From 7484b82883de8519a13e22a29cb22ad5c755dc0e Mon Sep 17 00:00:00 2001
From: Mark Grondona <mgrondona@llnl.gov>
Date: Tue, 8 Jun 2004 17:32:22 +0000
Subject: [PATCH]  o Fix bug where srun could not be interrupted by ctrl-c
 while waiting    for a queued job to receive an allocation.

---
 NEWS                |  7 +++++-
 src/srun/allocate.c | 53 ++++++++++++++++++++-------------------------
 2 files changed, 30 insertions(+), 30 deletions(-)

diff --git a/NEWS b/NEWS
index 32bede9be7b..963ee216695 100644
--- a/NEWS
+++ b/NEWS
@@ -1,7 +1,12 @@
 This file describes changes in recent versions of SLURM. It primarily
 documents those changes that are of interest to users and admins. 
 
-* Changes in SLURM 0.3.3 (not tagged yet)
+* Changes in SLURM 0.3.4
+========================
+ -- Allow srun to respond to ctrl-c and kill queued job while waiting
+    for allocation from controller.
+
+* Changes in SLURM 0.3.3 
 ========================
  -- Fix slurmctld handling of heterogeneous processor count on elan 
     switch (was setting DRAINED nodes in state DRAINING).

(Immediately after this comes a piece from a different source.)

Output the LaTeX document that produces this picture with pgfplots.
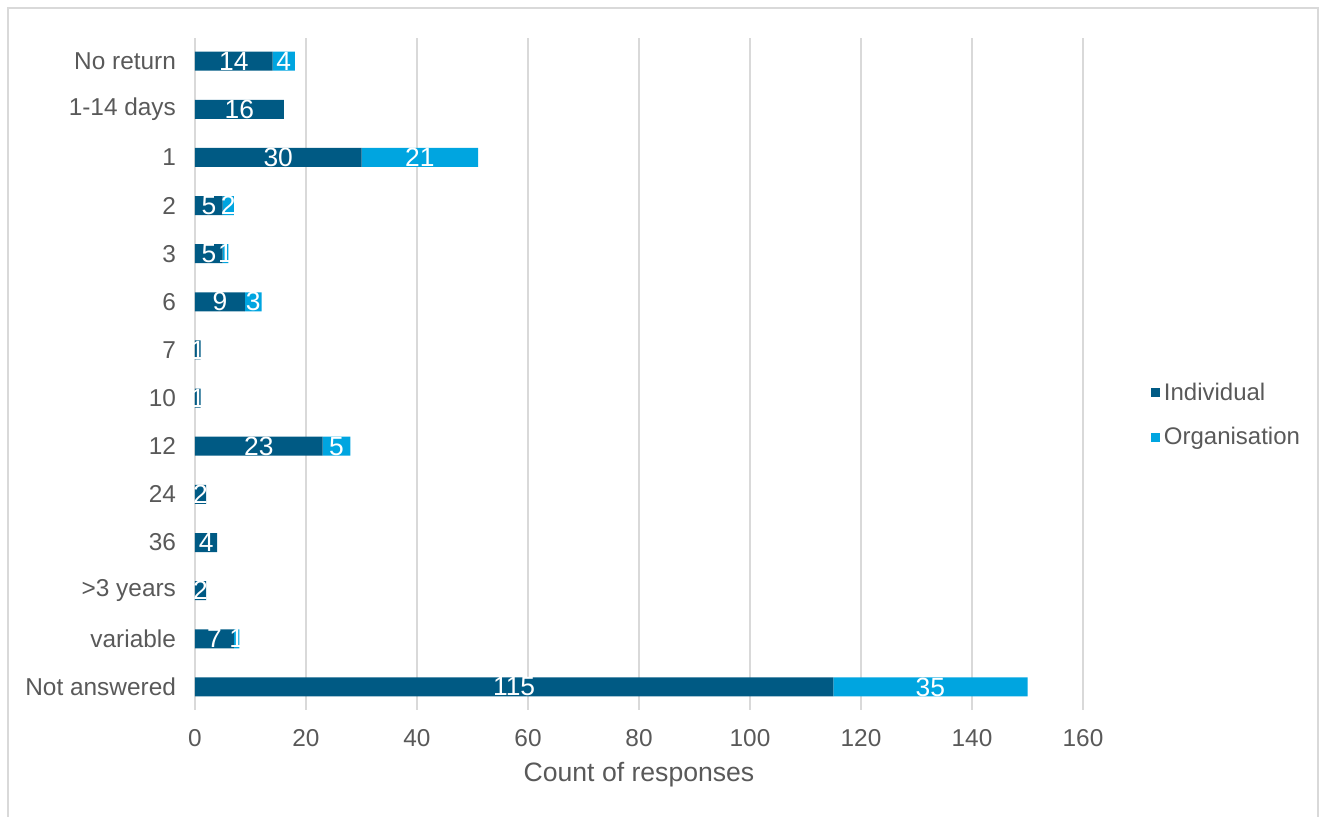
\documentclass[border=0pt]{standalone}
\usepackage{fontspec}
\setmainfont{Liberation Sans}
\usepackage{pgfplots}
\pgfplotsset{compat=1.18}
\definecolor{indiv}{HTML}{005A84}
\definecolor{orga}{HTML}{00A5E0}
\definecolor{txt}{HTML}{595959}
\definecolor{gridc}{HTML}{D9D9D9}
\begin{document}
\begin{tikzpicture}[x=1pt,y=1pt]
\useasboundingbox (-97.5,-53) rectangle (565,355);
\draw[gridc, line width=1pt] (-93.5,-60) -- (-93.5,351) -- (561.5,351) -- (561.5,-60);
\begin{axis}[at={(0,0)}, anchor=south west, scale only axis, width=444pt, height=336pt,
 xbar stacked, bar width=9.5pt,
 xmin=0, xmax=160, ymin=-0.48, ymax=13.48, y dir=reverse,
 ytick={0,...,13},
 yticklabels={No return,1-14 days,1,2,3,6,7,10,12,24,36,{>3 years},variable,Not answered},
 xtick={0,20,...,160},
 xmajorgrids, grid style={gridc, line width=1pt},
 axis line style={draw=none}, major tick length=0pt,
 tick label style={font=\fontsize{12.2}{14}\selectfont, text=txt},
 /pgf/number format/assume math mode=true,
 xticklabel style={yshift=-6pt},
 yticklabel style={xshift=-6pt},
 xlabel={Count of responses},
 xlabel style={font=\fontsize{13.3}{15}\selectfont, text=txt, at={(axis description cs:0.5,0)}, anchor=center, yshift=-32.5pt},
 legend style={at={(1.0695,0.439)}, anchor=west, draw=none, fill=none, font=\fontsize{12}{14}\selectfont, text=txt, row sep=8pt},
 legend cell align=left,
 legend image code/.code={\fill[#1] (-5pt,-2.2pt) rectangle (-0.6pt,2.2pt);},
 nodes near coords={\pgfmathfloatifflags{\pgfplotspointmeta}{0}{}{\pgfmathprintnumber{\pgfplotspointmeta}}},
 every node near coord/.append style={anchor=center, text=white, font=\fontsize{13.2}{15}\selectfont, inner sep=0pt},
]
\addplot[fill=indiv, draw=none] coordinates {
(14,0) (16,1) (30,2) (5,3) (5,4) (9,5) (1,6) (1,7) (23,8) (2,9) (4,10) (2,11) (7,12) (115,13)};
\addplot[fill=orga, draw=none] coordinates {
(4,0) (0,1) (21,2) (2,3) (1,4) (3,5) (0,6) (0,7) (5,8) (0,9) (0,10) (0,11) (1,12) (35,13)};
\legend{Individual,Organisation}
\end{axis}
\end{tikzpicture}
\end{document}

diff --git a/src/srun/allocate.c b/src/srun/allocate.c
index 0a4b66246c3..b04815ee19d 100644
--- a/src/srun/allocate.c
+++ b/src/srun/allocate.c
@@ -149,40 +149,37 @@ existing_allocation(void)
 static void
 _wait_for_resources(resource_allocation_response_msg_t **resp)
 {
-	old_job_alloc_msg_t old_job;
+	old_job_alloc_msg_t old;
 	resource_allocation_response_msg_t *r = *resp;
 	int sleep_time = MIN_ALLOC_WAIT;
 
 	info ("job %u queued and waiting for resources", r->job_id);
 
-	old_job.job_id = r->job_id;
-	old_job.uid = (uint32_t) getuid();
+	old.job_id = r->job_id;
+	old.uid = (uint32_t) getuid();
 	slurm_free_resource_allocation_response_msg(r);
 
 	/* Keep polling until the job is allocated resources */
-	while (1) {
-		if (_wait_for_alloc_rpc(sleep_time, resp) > 0)
-			break;
-		if (slurm_confirm_allocation(&old_job, resp) >= 0)

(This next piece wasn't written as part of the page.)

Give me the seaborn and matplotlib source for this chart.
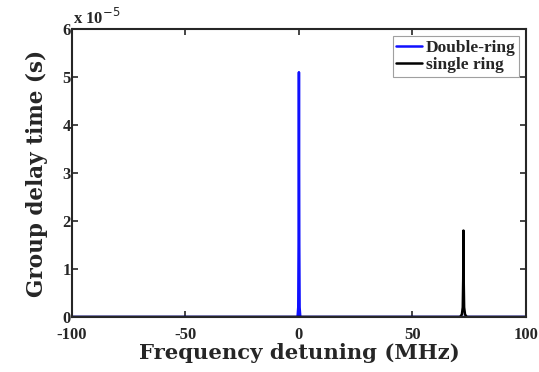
import numpy as np
import pandas as pd
import seaborn as sns
import matplotlib.pyplot as plt
from matplotlib.ticker import FuncFormatter

# values (frequency in MHz, delay in s)
double_freq = [-100, -0.6, -0.3, -0.15, 0.0, 0.15, 0.3, 0.6, 100]
double_delay = [0, 0, 0.2e-5, 1.5e-5, 5.1e-5, 1.5e-5, 0.2e-5, 0, 0]
single_freq = [-100, 71.0, 71.8, 72.2, 72.4, 72.5, 72.6, 72.8, 73.2, 74.0, 100]
single_delay = [0, 0, 0.05e-5, 0.2e-5, 0.8e-5, 1.8e-5, 0.8e-5, 0.2e-5, 0.05e-5, 0, 0]
x_ticks = [-100, -50, 0, 50, 100]
y_ticks = [0, 1e-5, 2e-5, 3e-5, 4e-5, 5e-5, 6e-5]

df = pd.concat([
    pd.DataFrame({"freq": double_freq, "delay": double_delay, "curve": "Double-ring"}),
    pd.DataFrame({"freq": single_freq, "delay": single_delay, "curve": "single ring"}),
])

sns.set_style("ticks")
plt.rcParams["font.family"] = ["Liberation Serif", "DejaVu Serif"]
plt.rcParams["axes.unicode_minus"] = False

fig = plt.figure(figsize=(5.39, 3.72), dpi=100)
ax = fig.add_axes([0.1336, 0.148, 0.842, 0.774])

sns.lineplot(data=df, x="freq", y="delay", hue="curve", sort=False,
             palette={"Double-ring": "#1010ff", "single ring": "black"},
             linewidth=1.8, ax=ax)

ax.set_xlim(-100, 100)
ax.set_ylim(0, 6e-5)
ax.set_xticks(x_ticks)
ax.set_yticks(y_ticks)
ax.yaxis.set_major_formatter(FuncFormatter(lambda v, p: f"{v / 1e-5:.0f}"))
ax.tick_params(direction="in", length=4, width=1.2, top=True, right=True,
               labelsize=12, pad=1)
ax.tick_params(axis="x", pad=7)
for lab in ax.get_xticklabels() + ax.get_yticklabels():
    lab.set_fontweight("bold")
for sp in ax.spines.values():
    sp.set_linewidth(1.5)
    sp.set_visible(True)

ax.text(0.002, 1.005, "x 10$^{-5}$", transform=ax.transAxes, fontsize=12,
        fontweight="bold", va="bottom", ha="left")

ax.set_xlabel("Frequency detuning (MHz)", fontsize=15.2, fontweight="bold",
              family="DejaVu Serif", labelpad=0)
ax.set_ylabel("Group delay time (s)", fontsize=15.5, fontweight="bold",
              family="DejaVu Serif", labelpad=10)

leg = ax.legend(loc="upper right", fontsize=12.5, frameon=True, fancybox=False,
                handlelength=1.5, handletextpad=0.2, borderpad=0.2,
                labelspacing=0.1, borderaxespad=0.4)
leg.get_frame().set_edgecolor("#888888")
leg.get_frame().set_linewidth(0.8)
for t in leg.get_texts():
    t.set_fontweight("bold")

fig.savefig("out.png", dpi=100)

+	while (_wait_for_alloc_rpc(sleep_time, resp) <= 0) {
+
+		if (slurm_confirm_allocation(&old, resp) >= 0)
 			break;
-		if (slurm_get_errno() == ESLURM_JOB_PENDING) {
-			debug3("Still waiting for allocation");
-			if (sleep_time < MAX_ALLOC_WAIT)
-				++sleep_time;
-			sleep(sleep_time);
-		} else {
-			error("Unable to confirm resource allocation for "
-			      "job %u: %m", old_job.job_id);
-			exit (1);
-		}
+
+		if (slurm_get_errno() == ESLURM_JOB_PENDING) 

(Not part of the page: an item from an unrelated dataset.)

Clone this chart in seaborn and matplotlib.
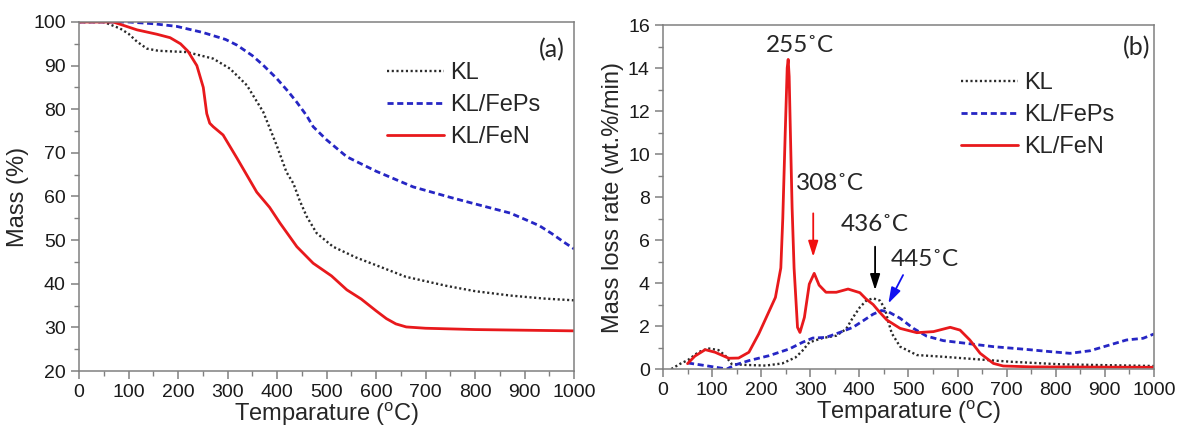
import numpy as np
import pandas as pd
import seaborn as sns
import matplotlib.pyplot as plt

# ---- TGA (a): mass % vs temperature ----
kl_t = [0, 50, 83, 100, 117, 137, 160, 218, 271, 305, 339, 372, 399, 419, 433, 446, 460, 480, 513, 560, 608, 660, 743, 800, 871, 940, 1000]
kl_m = [100, 100, 98.5, 97.3, 95.5, 93.9, 93.4, 93.1, 91.6, 89.3, 85.5, 79.4, 71.8, 65.6, 63.0, 59.0, 55.4, 51.6, 48.5, 46.0, 43.9, 41.6, 39.5, 38.3, 37.3, 36.6, 36.2]

feps_t = [0, 50, 100, 150, 197, 250, 296, 319, 350, 372, 399, 423, 440, 460, 473, 500, 541, 600, 675, 750, 800, 871, 904, 930, 955, 980, 1000]
feps_m = [100, 100, 100, 99.6, 99.0, 97.6, 96.0, 94.7, 92.3, 90.1, 87.1, 84.0, 81.6, 78.5, 76.0, 73.0, 69.1, 65.8, 62.2, 59.8, 58.3, 56.2, 54.6, 53.3, 51.5, 49.5, 48.0]

fen_t = [0, 69, 117, 157, 184, 205, 220, 238, 251, 258, 264, 271, 291, 319, 359, 385, 406, 440, 473, 510, 541, 570, 600, 621, 640, 661, 700, 800, 1000]
fen_m = [100, 100, 98.2, 97.2, 96.4, 95.0, 93.3, 90.0, 85.0, 79.0, 76.8, 76.0, 74.1, 68.8, 61.0, 57.5, 53.9, 48.5, 44.7, 41.8, 38.6, 36.5, 33.8, 32.0, 30.8, 30.1, 29.8, 29.5, 29.2]

# ---- DTG (b): mass loss rate vs temperature ----
kl_rt = [17, 34, 51, 72, 92, 113, 127, 140, 168, 209, 243, 270, 284, 298, 325, 353, 373, 387, 401, 414, 428, 442, 452, 459, 466, 483, 517, 571, 659, 707, 809, 876, 1000]
kl_r = [0.0, 0.23, 0.42, 0.78, 0.96, 0.88, 0.62, 0.23, 0.19, 0.16, 0.26, 0.54, 0.85, 1.24, 1.44, 1.55, 1.86, 2.4, 2.87, 3.18, 3.29, 3.18, 2.8, 2.2, 1.66, 1.04, 0.65, 0.57, 0.42, 0.34, 0.22, 0.19, 0.14]

feps_rt = [51, 86, 130, 147, 175, 216, 257, 284, 305, 332, 360, 387, 408, 428, 445, 460, 483, 510, 537, 571, 619, 673, 741, 788, 829, 870, 910, 944, 978, 1000]
feps_r = [0.28, 0.16, 0.0, 0.19, 0.39, 0.62, 0.93, 1.24, 1.44, 1.47, 1.7, 1.94, 2.25, 2.55, 2.72, 2.65, 2.36, 1.89, 1.53, 1.32, 1.19, 1.04, 0.91, 0.81, 0.73, 0.85, 1.12, 1.35, 1.43, 1.63]

fen_rt = [50, 65, 86, 106, 134, 154, 175, 195, 212, 229, 240, 244, 249, 253, 255, 257, 260, 263, 267, 274, 279, 288, 298, 308, 318, 332, 353, 377, 401, 414, 428, 441, 456, 483, 517, 551, 585, 605, 625, 646, 673, 693, 750, 1000]
fen_r = [0.25, 0.6, 0.9, 0.78, 0.5, 0.51, 0.78, 1.63, 2.48, 3.33, 4.7, 7.0, 11.0, 14.0, 14.4, 13.6, 10.5, 7.5, 4.7, 1.94, 1.7, 2.4, 3.95, 4.45, 3.9, 3.57, 3.57, 3.72, 3.55, 3.25, 3.0, 2.65, 2.28, 1.89, 1.69, 1.74, 1.94, 1.81, 1.35, 0.73, 0.26, 0.14, 0.1, 0.08]

series = ["KL", "KL/FePs", "KL/FeN"]
colors = {"KL": "#2a2a2a", "KL/FePs": "#2626c4", "KL/FeN": "#e8191c"}
styles = {"KL": (0, (0.9, 1.1)), "KL/FePs": (0, (2.2, 1.3)), "KL/FeN": "-"}
widths = {"KL": 1.7, "KL/FePs": 2.0, "KL/FeN": 2.0}

tga = pd.concat([
    pd.DataFrame({"T": kl_t, "y": kl_m, "s": "KL"}),
    pd.DataFrame({"T": feps_t, "y": feps_m, "s": "KL/FePs"}),
    pd.DataFrame({"T": fen_t, "y": fen_m, "s": "KL/FeN"}),
])
dtg = pd.concat([
    pd.DataFrame({"T": kl_rt, "y": kl_r, "s": "KL"}),
    pd.DataFrame({"T": feps_rt, "y": feps_r, "s": "KL/FePs"}),
    pd.DataFrame({"T": fen_rt, "y": fen_r, "s": "KL/FeN"}),
])

sns.set_style("ticks")
plt.rcParams['font.family'] = ['Liberation Sans', 'DejaVu Sans']
plt.rcParams['mathtext.default'] = 'regular'
gray = "#808080"

fig = plt.figure(figsize=(11.78, 4.32), dpi=100)
ax1 = fig.add_axes([0.0671, 0.1412, 0.4202, 0.8079])
ax2 = fig.add_axes([0.5628, 0.1458, 0.4168, 0.7963])


def draw(ax, df, anchor):
    for s in series:
        sub = df[df["s"] == s]
        sns.lineplot(x=sub["T"], y=sub["y"], ax=ax, color=colors[s], label=s,
                     linewidth=widths[s], linestyle=styles[s], sort=False)
    for sp in ax.spines.values():
        sp.set_color(gray)
        sp.set_linewidth(1.1)
    ax.tick_params(which="both", direction="out", color=gray, labelsize=14,
                   top=False, right=False, labelcolor="#1a1a1a")
    ax.tick_params(which="major", length=6, width=1.1)
    ax.tick_params(which="minor", length=3.5, width=1.0)
    ax.set_xlim(0, 1000)
    ax.set_xticks(np.arange(0, 1001, 100))
    ax.set_xticks(np.arange(50, 1000, 100), minor=True)
    ax.set_xlabel("Temparature ($^{o}$C)", fontsize=17, labelpad=0)
    ax.legend(loc="upper left", bbox_to_anchor=anchor, frameon=False,
              fontsize=17, handlelength=2.4, handletextpad=0.25, labelspacing=0.42,
              borderpad=0.4)


draw(ax1, tga, (0.580, 0.945))
ax1.set_ylim(20, 100)
ax1.set_yticks(np.arange(20, 101, 10))
ax1.set_yticks(np.arange(25, 100, 10), minor=True)
ax1.set_ylabel("Mass (%)", fontsize=17, labelpad=3)
ax1.text(0.982, 0.92, "(a)", transform=ax1.transAxes, ha="right", va="center", fontsize=18, family="Lato")

draw(ax2, dtg, (0.564, 0.925))
ax2.set_ylim(0, 16)
ax2.set_yticks(np.arange(0, 17, 2))
ax2.set_yticks(np.arange(1, 16, 2), minor=True)
ax2.set_ylabel("Mass loss rate (wt.%/min)", fontsize=17, labelpad=3)
ax2.text(0.992, 0.935, "(b)", transform=ax2.transAxes, ha="right", va="center", fontsize=18, family="Lato")

ann = dict(fontsize=17.5, family="Lato", ha="center", va="center")
ax2.text(279, 15.07, "255˚C", **ann)
ax2.text(340, 8.64, "308˚C", **ann)
ax2.text(432, 6.7, "436˚C", **ann)
ax2.text(533, 5.1, "445˚C", **ann)
head = "-|>,head_width=0.3,head_length=0.95"
ax2.annotate("", xy=(306, 5.22), xytext=(306, 7.24),
             arrowprops=dict(arrowstyle=head, color="#f01010", lw=1.3, shrinkA=0, shrinkB=0))
ax2.annotate("", xy=(432, 3.67), xytext=(432, 5.69),
             arrowprops=dict(arrowstyle=head, color="black", lw=1.3, shrinkA=0, shrinkB=0))
ax2.annotate("", xy=(459, 3.05), xytext=(489, 4.37),
             arrowprops=dict(arrowstyle=head, color="#1010f0", lw=1.3, shrinkA=0, shrinkB=0))

fig.savefig("out.png", dpi=100)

+			debug3 ("Still waiting for allocation");
+		else 
+			fatal ("Unable to confirm allocation for job %u: %m", 
+			       old.job_id);
 
 		if (destroy_job) {
-			verbose("cancelling job %u", old_job.job_id);
-			slurm_complete_job(old_job.job_id, 0, 0);
+			verbose("cancelling job %u", old.job_id);
+			slurm_complete_job(old.job_id, 0, 0);
 			debugger_launch_failure();
 			exit(0);
 		}
 
+		if (sleep_time < MAX_ALLOC_WAIT)
+			sleep_time++;
 	}
 	info ("job %u has been allocated resources", (*resp)->job_id);
 }
@@ -197,22 +194,20 @@ _wait_for_alloc_rpc(int sleep_time, resource_allocation_response_msg_t **resp)
 {
 	struct pollfd fds[1];
 	slurm_fd slurmctld_fd;
-	int rc, wait_msec = sleep_time * 1000;
 
-	slurmctld_fd = slurmctld_msg_init();
-	if (slurmctld_fd < 0) {
-		sleep(sleep_time);
-		return 0;
+	if ((slurmctld_fd = slurmctld_msg_init()) < 0) {
+		sleep (sleep_time);
+		return (0);
 	}
 
 	fds[0].fd = slurmctld_fd;
 	fds[0].events = POLLIN;
 
-	while ((rc = poll(fds, 1, wait_msec)) < 0) {
+	while (poll (fds, 1, (sleep_time * 1000)) < 0) {
 		switch (errno) {
 			case EAGAIN:
 			case EINTR:
-				continue;
+				return (-1);
 			case ENOMEM:
 			case EINVAL:
 			case EFAULT:
@@ -222,10 +217,10 @@ _wait_for_alloc_rpc(int sleep_time, resource_allocation_response_msg_t **resp)
 		}
 	}
 
-	rc = 0;
 	if (fds[0].revents & POLLIN)
-		rc = _accept_msg_connection(slurmctld_fd, resp);
-	return rc;
+		return (_accept_msg_connection(slurmctld_fd, resp));
+
+	return (0);
 }
 
 /* Accept RPC from slurmctld and process it.
-- 
GitLab